The exercise: Drop the pictures, then extract the listing word for word.

Information supplied:
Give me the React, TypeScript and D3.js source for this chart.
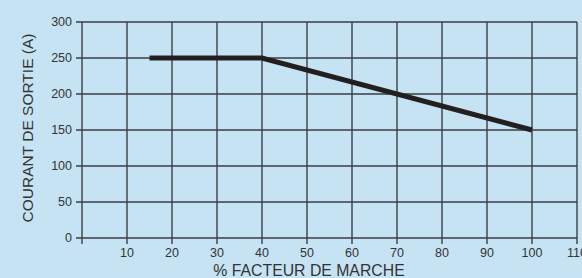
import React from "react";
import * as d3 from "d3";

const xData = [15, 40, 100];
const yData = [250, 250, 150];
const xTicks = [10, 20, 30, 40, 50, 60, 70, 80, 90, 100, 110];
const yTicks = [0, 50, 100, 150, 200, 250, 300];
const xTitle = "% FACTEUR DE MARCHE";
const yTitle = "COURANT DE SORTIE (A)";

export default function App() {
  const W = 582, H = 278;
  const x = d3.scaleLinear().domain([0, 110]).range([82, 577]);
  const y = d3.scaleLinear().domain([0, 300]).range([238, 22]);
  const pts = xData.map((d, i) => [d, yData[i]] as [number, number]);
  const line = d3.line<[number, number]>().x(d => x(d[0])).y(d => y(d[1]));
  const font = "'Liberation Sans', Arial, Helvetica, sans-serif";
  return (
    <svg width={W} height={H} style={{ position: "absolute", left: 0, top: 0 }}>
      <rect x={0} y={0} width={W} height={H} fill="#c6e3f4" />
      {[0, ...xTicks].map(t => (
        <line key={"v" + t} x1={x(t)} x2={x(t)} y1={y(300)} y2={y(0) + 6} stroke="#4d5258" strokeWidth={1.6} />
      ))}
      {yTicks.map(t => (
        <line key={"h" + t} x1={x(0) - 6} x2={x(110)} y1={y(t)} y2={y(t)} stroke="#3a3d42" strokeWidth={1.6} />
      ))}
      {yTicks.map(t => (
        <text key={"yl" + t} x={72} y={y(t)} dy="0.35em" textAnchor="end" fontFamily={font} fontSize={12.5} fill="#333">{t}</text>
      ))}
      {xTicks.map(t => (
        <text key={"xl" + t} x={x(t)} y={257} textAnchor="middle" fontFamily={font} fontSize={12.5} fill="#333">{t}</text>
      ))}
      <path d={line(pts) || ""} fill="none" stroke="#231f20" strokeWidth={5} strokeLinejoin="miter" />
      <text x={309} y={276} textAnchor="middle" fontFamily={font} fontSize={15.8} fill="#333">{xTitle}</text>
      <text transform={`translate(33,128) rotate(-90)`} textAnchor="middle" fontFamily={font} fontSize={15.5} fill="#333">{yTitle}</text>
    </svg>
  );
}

Solution:
Give me the React, TypeScript and D3.js source for this chart.
import React from "react";
import * as d3 from "d3";

const xData = [15, 40, 100];
const yData = [250, 250, 150];
const xTicks = [10, 20, 30, 40, 50, 60, 70, 80, 90, 100, 110];
const yTicks = [0, 50, 100, 150, 200, 250, 300];
const xTitle = "% FACTEUR DE MARCHE";
const yTitle = "COURANT DE SORTIE (A)";

export default function App() {
  const W = 582, H = 278;
  const x = d3.scaleLinear().domain([0, 110]).range([82, 577]);
  const y = d3.scaleLinear().domain([0, 300]).range([238, 22]);
  const pts = xData.map((d, i) => [d, yData[i]] as [number, number]);
  const line = d3.line<[number, number]>().x(d => x(d[0])).y(d => y(d[1]));
  const font = "'Liberation Sans', Arial, Helvetica, sans-serif";
  return (
    <svg width={W} height={H} style={{ position: "absolute", left: 0, top: 0 }}>
      <rect x={0} y={0} width={W} height={H} fill="#c6e3f4" />
      {[0, ...xTicks].map(t => (
        <line key={"v" + t} x1={x(t)} x2={x(t)} y1={y(300)} y2={y(0) + 6} stroke="#4d5258" strokeWidth={1.6} />
      ))}
      {yTicks.map(t => (
        <line key={"h" + t} x1={x(0) - 6} x2={x(110)} y1={y(t)} y2={y(t)} stroke="#3a3d42" strokeWidth={1.6} />
      ))}
      {yTicks.map(t => (
        <text key={"yl" + t} x={72} y={y(t)} dy="0.35em" textAnchor="end" fontFamily={font} fontSize={12.5} fill="#333">{t}</text>
      ))}
      {xTicks.map(t => (
        <text key={"xl" + t} x={x(t)} y={257} textAnchor="middle" fontFamily={font} fontSize={12.5} fill="#333">{t}</text>
      ))}
      <path d={line(pts) || ""} fill="none" stroke="#231f20" strokeWidth={5} strokeLinejoin="miter" />
      <text x={309} y={276} textAnchor="middle" fontFamily={font} fontSize={15.8} fill="#333">{xTitle}</text>
      <text transform={`translate(33,128) rotate(-90)`} textAnchor="middle" fontFamily={font} fontSize={15.5} fill="#333">{yTitle}</text>
    </svg>
  );
}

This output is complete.